L’article 16 précise les modalités du règlement des dommages causés par les Parties. Sauf en cas de faute lourde ou intentionnelle, chaque Partie renonce au recours qu’elle pourrait avoir contre l’autre pour les dommages causés à ses biens ou son personnel. La prise en charge par les Parties des indemnités versées pour la réparation des dommages causés aux tiers fait l’objet de règles spécifiques.
La troisième partie, rédigée elle aussi sur un mode totalement réciproque, est relative aux activités organisées dans le cadre de la coopération de défense.
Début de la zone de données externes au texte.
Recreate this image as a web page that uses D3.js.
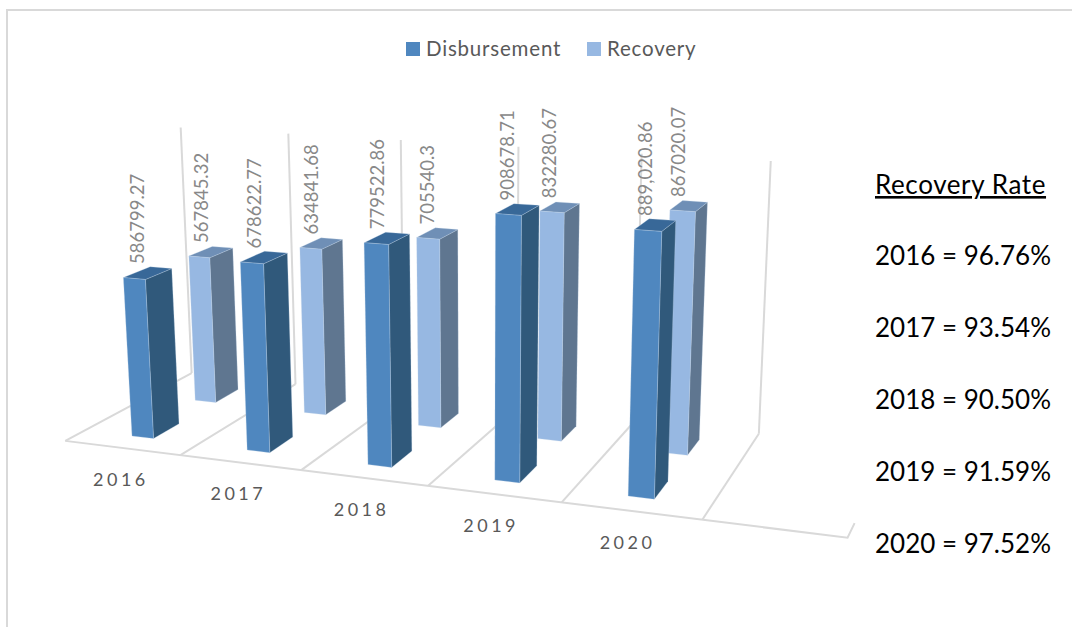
<!DOCTYPE html>
<meta charset='utf-8'>
<html>

<head>
    <title>Disbursement and Recovery</title>
    <script src="https://cdn.jsdelivr.net/npm/d3@7"></script>
    <style>
        body {
            padding: 0;
            margin: 0;
            background: #fff;
        }

        text {
            font-family: Lato, "Open Sans", sans-serif;
        }
    </style>
</head>

<body>
    <svg id="chart" width="1072" height="627"></svg>

    <script>
        const years = ['2016', '2017', '2018', '2019', '2020'];
        const seriesNames = ['Disbursement', 'Recovery'];
        const disbursement = [586799.27, 678622.77, 779522.86, 908678.71, 889020.86];
        const recovery = [567845.32, 634841.68, 705540.3, 832280.67, 867020.07];
        const disbursementLabels = ['586799.27', '678622.77', '779522.86', '908678.71', '889,020.86'];
        const recoveryLabels = ['567845.32', '634841.68', '705540.3', '832280.67', '867020.07'];
        const recoveryRates = ['96.76%', '93.54%', '90.50%', '91.59%', '97.52%'];

        const W = 1072, H = 627;
        const gridColor = '#d9d9d9';

        // colours of each series: front, side, top
        const faces = {
            Disbursement: { front: '#4f87bf', side: '#30597b', top: '#386898' },
            Recovery: { front: '#97b8e2', side: '#5f7690', top: '#6f8fb6' }
        };

        // world axes: x = category units, d = depth (0 front, 1 back), z = share of axis max
        var xScale = d3.scaleBand().domain(years).range([0, 4.98]);
        var zScale = d3.scaleLinear().domain([0, 1000000]).range([0, 1]);
        var depthStart = d3.scaleOrdinal().domain(seriesNames).range([0.14, 0.647]);
        const barDepth = 0.2;
        const barInset = 0.42, barWidth = 0.19;

        // where the chart frame lands on the page, used to fit the camera of the 3D view
        const frameFit = [
            [0, 0, 0, 65, 441], [1, 0, 0, 180, 454], [2, 0, 0, 302, 470],
            [3, 0, 0, 428, 486], [4, 0, 0, 563, 503], [5, 0, 0, 701, 520],
            [0, 1, 0, 192, 373], [1, 1, 0, 295, 385], [5, 1, 0, 759, 433],
            [0, 1, 1, 181, 128], [1, 1, 1, 288, 133], [2, 1, 1, 401, 140],
            [3, 1, 1, 518, 147], [5, 1, 1, 771, 161]
        ];

        function fitCamera(points) {
            var rows = [];
            points.forEach(function (p) {
                var X = p[0], Y = p[1], Z = p[2], u = p[3], v = p[4];
                rows.push([X, Y, Z, 1, 0, 0, 0, 0, -u * X, -u * Y, -u * Z, u]);
                rows.push([0, 0, 0, 0, X, Y, Z, 1, -v * X, -v * Y, -v * Z, v]);
            });
            // normal equations, then plain gaussian elimination
            var n = 11;
            var A = d3.range(n).map(function (i) {
                return d3.range(n + 1).map(function (j) {
                    return d3.sum(rows, function (r) { return r[i] * r[j]; });
                });
            });
            for (var c = 0; c < n; c++) {
                var best = c;
                for (var r = c + 1; r < n; r++) {
                    if (Math.abs(A[r][c]) > Math.abs(A[best][c])) best = r;
                }
                var tmp = A[c]; A[c] = A[best]; A[best] = tmp;
                for (var r2 = 0; r2 < n; r2++) {
                    if (r2 === c) continue;
                    var f = A[r2][c] / A[c][c];
                    for (var k = c; k <= n; k++) A[r2][k] -= f * A[c][k];
                }
            }
            return d3.range(n).map(function (i) { return A[i][n] / A[i][i]; });
        }

        const cam = fitCamera(frameFit);

        function project(x, d, z) {
            var w = cam[8] * x + cam[9] * d + cam[10] * z + 1;
            return [
                (cam[0] * x + cam[1] * d + cam[2] * z + cam[3]) / w,
                (cam[4] * x + cam[5] * d + cam[6] * z + cam[7]) / w
            ];
        }

        var svg = d3.select('#chart');
        var line = d3.line();

        // outer border of the chart area
        svg.append('path')
            .attr('d', line([[7, H], [7, 10], [W, 10]]))
            .attr('fill', 'none')
            .attr('stroke', gridColor)
            .attr('stroke-width', 2);

        // legend
        var legendX = d3.scaleOrdinal().domain(seriesNames).range([406, 587]);
        var legend = svg.selectAll('.legend')
            .data(seriesNames)
            .enter()
            .append('g')
            .attr('class', 'legend')
            .attr('transform', function (d) { return 'translate(' + legendX(d) + ',42)'; });
        legend.append('rect')
            .attr('width', 14)
            .attr('height', 14)
            .attr('fill', function (d) { return faces[d].front; });
        legend.append('text')
            .attr('x', 20)
            .attr('y', 14)
            .attr('font-size', 20.5)
            .attr('letter-spacing', 0.8)
            .attr('fill', '#595959')
            .text(function (d) { return d; });

        // frame: floor lines and back wall
        var frame = svg.append('g')
            .attr('fill', 'none')
            .attr('stroke', gridColor)
            .attr('stroke-width', 2);
        d3.range(0, 6).forEach(function (i) {
            frame.append('path').attr('d', line([project(i, 0, 0), project(i, 1, 0)]));
            frame.append('path').attr('d', line([project(i, 1, 0), project(i, 1, 1)]));
        });
        frame.append('path').attr('d', line([project(0, 0, 0), project(5.98, 0, 0), project(6.02, 0, 0.05)]));

        // category labels sit under the front edge
        svg.selectAll('.year')
            .data(years)
            .enter()
            .append('text')
            .attr('class', 'year')
            .attr('x', function (d) { return project(xScale(d) + xScale.bandwidth() / 2, 0, 0)[0] - 1; })
            .attr('y', function (d) { return project(xScale(d) + xScale.bandwidth() / 2, 0, 0)[1] + 38; })
            .attr('text-anchor', 'middle')
            .attr('font-size', 18)
            .attr('letter-spacing', 3.5)
            .attr('fill', '#595959')
            .text(function (d) { return d; });

        function barRows(name, values, labels) {
            return values.map(function (v, i) {
                return { name: name, year: years[i], value: v, label: labels[i] };
            });
        }

        // back row first so the front row paints over it
        var bars = barRows('Recovery', recovery, recoveryLabels)
            .concat(barRows('Disbursement', disbursement, disbursementLabels));

        function corners(b) {
            var x0 = xScale(b.year) + barInset, x1 = x0 + barWidth;
            var d0 = depthStart(b.name), d1 = d0 + barDepth;
            var z = zScale(b.value);
            return { x0: x0, x1: x1, d0: d0, d1: d1, z: z };
        }

        function facePath(b, side) {
            var c = corners(b);
            var pts;
            if (side === 'front') {
                pts = [project(c.x0, c.d0, 0), project(c.x1, c.d0, 0), project(c.x1, c.d0, c.z), project(c.x0, c.d0, c.z)];
            } else if (side === 'side') {
                pts = [project(c.x1, c.d0, 0), project(c.x1, c.d1, 0), project(c.x1, c.d1, c.z), project(c.x1, c.d0, c.z)];
            } else {
                pts = [project(c.x0, c.d0, c.z), project(c.x1, c.d0, c.z), project(c.x1, c.d1, c.z), project(c.x0, c.d1, c.z)];
            }
            return line(pts) + 'Z';
        }

        var barGroups = svg.selectAll('.bar')
            .data(bars)
            .enter()
            .append('g')
            .attr('class', 'bar');
        ['side', 'top', 'front'].forEach(function (side) {
            barGroups.append('path')
                .attr('d', function (d) { return facePath(d, side); })
                .attr('fill', function (d) { return faces[d.name][side]; })
                .attr('stroke', '#c6d6ea')
                .attr('stroke-opacity', 0.35)
                .attr('stroke-width', 0.8);
        });

        // value labels, turned upright above each bar
        svg.selectAll('.value')
            .data(bars)
            .enter()
            .append('text')
            .attr('class', 'value')
            .attr('transform', function (d) {
                var c = corners(d);
                var p = project((c.x0 + c.x1) / 2, (c.d0 + c.d1) / 2, c.z);
                return 'translate(' + (p[0] - 10) + ',' + (p[1] - 9) + ') rotate(-90)';
            })
            .attr('dy', '0.35em')
            .attr('font-size', 18.5)
            .attr('fill', '#888888')
            .text(function (d) { return d.label; });

        // recovery rate notes on the right
        var notes = svg.append('g').attr('font-size', 26).attr('fill', '#000');
        notes.append('text')
            .attr('x', 875)
            .attr('y', 194)
            .attr('letter-spacing', 0.6)
            .attr('text-decoration', 'underline')
            .text('Recovery Rate');
        var noteY = d3.scalePoint().domain(years).range([265, 553]);
        notes.selectAll('.rate')
            .data(years)
            .enter()
            .append('text')
            .attr('class', 'rate')
            .attr('x', 875)
            .attr('y', function (d) { return noteY(d); })
            .text(function (d, i) { return d + ' = ' + recoveryRates[i]; });
    </script>
</body>

</html>
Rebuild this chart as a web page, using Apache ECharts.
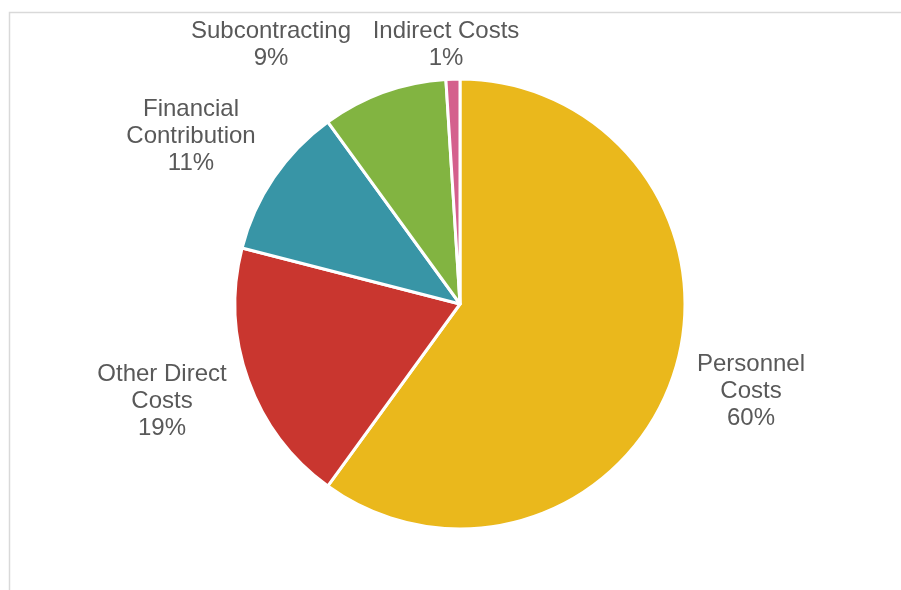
<!DOCTYPE html>
<html>
<head>
<meta charset="utf-8">
<script src="https://cdn.jsdelivr.net/npm/echarts@6/dist/echarts.min.js"></script>
<style>
  html, body { margin: 0; padding: 0; background: #ffffff; }
  #chart { width: 901px; height: 590px; }
</style>
</head>
<body>
<div id="chart"></div>
<script>
// Budget breakdown by cost category (percent of total)
const categories = ['Personnel\nCosts', 'Other Direct\nCosts', 'Financial\nContribution', 'Subcontracting', 'Indirect Costs'];
const shares = [60, 19, 11, 9, 1];
const sliceColors = ['#EAB81C', '#C9362F', '#3895A6', '#82B441', '#D4608D'];
// Label anchor points (pixel centres of each text block)
const labelAnchors = [[751, 391], [162, 401], [191, 136], [271, 45], [446, 45]];

const chart = echarts.init(document.getElementById('chart'), null, { renderer: 'canvas' });

chart.setOption({
  backgroundColor: '#ffffff',
  animation: false,
  graphic: [{
    type: 'rect',
    shape: { x: 9.5, y: 12.5, width: 1000, height: 1000 },
    style: { fill: 'none', stroke: '#d9d9d9', lineWidth: 1.5 },
    silent: true
  }],
  series: [{
    type: 'pie',
    center: [460, 304],
    radius: 225,
    startAngle: 90,
    clockwise: true,
    avoidLabelOverlap: false,
    itemStyle: { borderColor: '#ffffff', borderWidth: 3 },
    label: {
      show: true,
      position: 'outside',
      formatter: function (p) { return p.name + '\n' + p.value + '%'; },
      color: '#595959',
      fontFamily: 'Liberation Sans, Arial, sans-serif',
      fontSize: 24,
      lineHeight: 27,
      align: 'center'
    },
    labelLine: { show: false },
    labelLayout: function (params) {
      const a = labelAnchors[params.dataIndex];
      return { x: a[0], y: a[1], align: 'center', verticalAlign: 'middle' };
    },
    emphasis: { disabled: true },
    data: categories.map(function (name, i) {
      return { name: name, value: shares[i], itemStyle: { color: sliceColors[i] } };
    })
  }]
});
</script>
</body>
</html>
Elle vise à permettre des exercices en commun et l’utilisation par nos forces, sur autorisation du Mali, de l’espace aérien de cet État, notamment dans le cas où un détachement français se rendrait sur le territoire malien pour effectuer un exercice. Elle permettra également une utilisation de l’espace aérien français dans l’hypothèse d’une escale d’un avion malien en France. En outre, elle précise le régime fiscal et douanier applicable en matière d’importation de matériels et approvisionnements destinés à l’usage exclusif des forces (article 20).
La quatrième partie, consacrée aux dispositions finales, prévoit notamment, à l’article 25, l’abrogation de l’accord de coopération militaire technique du 6 mai 1985 et les accords et arrangements subséquents. Cette formule vise à marquer un nouveau départ dans la relation de défense franco-malienne, sur la base de cet unique traité.
Cependant, l’entrée en vigueur du traité n’aura pas pour effet d’abroger l’accord sous forme d’échanges de lettres des 7 et 8 mars 2013 dont les stipulations s’appliqueront, sur demande de la Partie française, aux opérations d’assistance militaire à l’État malien et de protection des ressortissants français que les membres du personnel de la partie française présents au titre du traité pourraient encore être amenés à conduire sur le territoire malien.
Enfin, le traité est conclu pour une durée de cinq ans renouvelable par tacite reconduction. Ainsi, cette relation de défense évoluera naturellement au fur et à mesure que le système de sécurité collective africain se renforcera.
Telles sont les principales observations qu’appelle le traité de coopération en matière de défense entre la République française et la République du Mali. Ce traité comporte notamment des dispositions relatives à la procédure pénale et au port d’arme, il doit donc être soumis au Parlement en vertu de l’article 53 de la Constitution.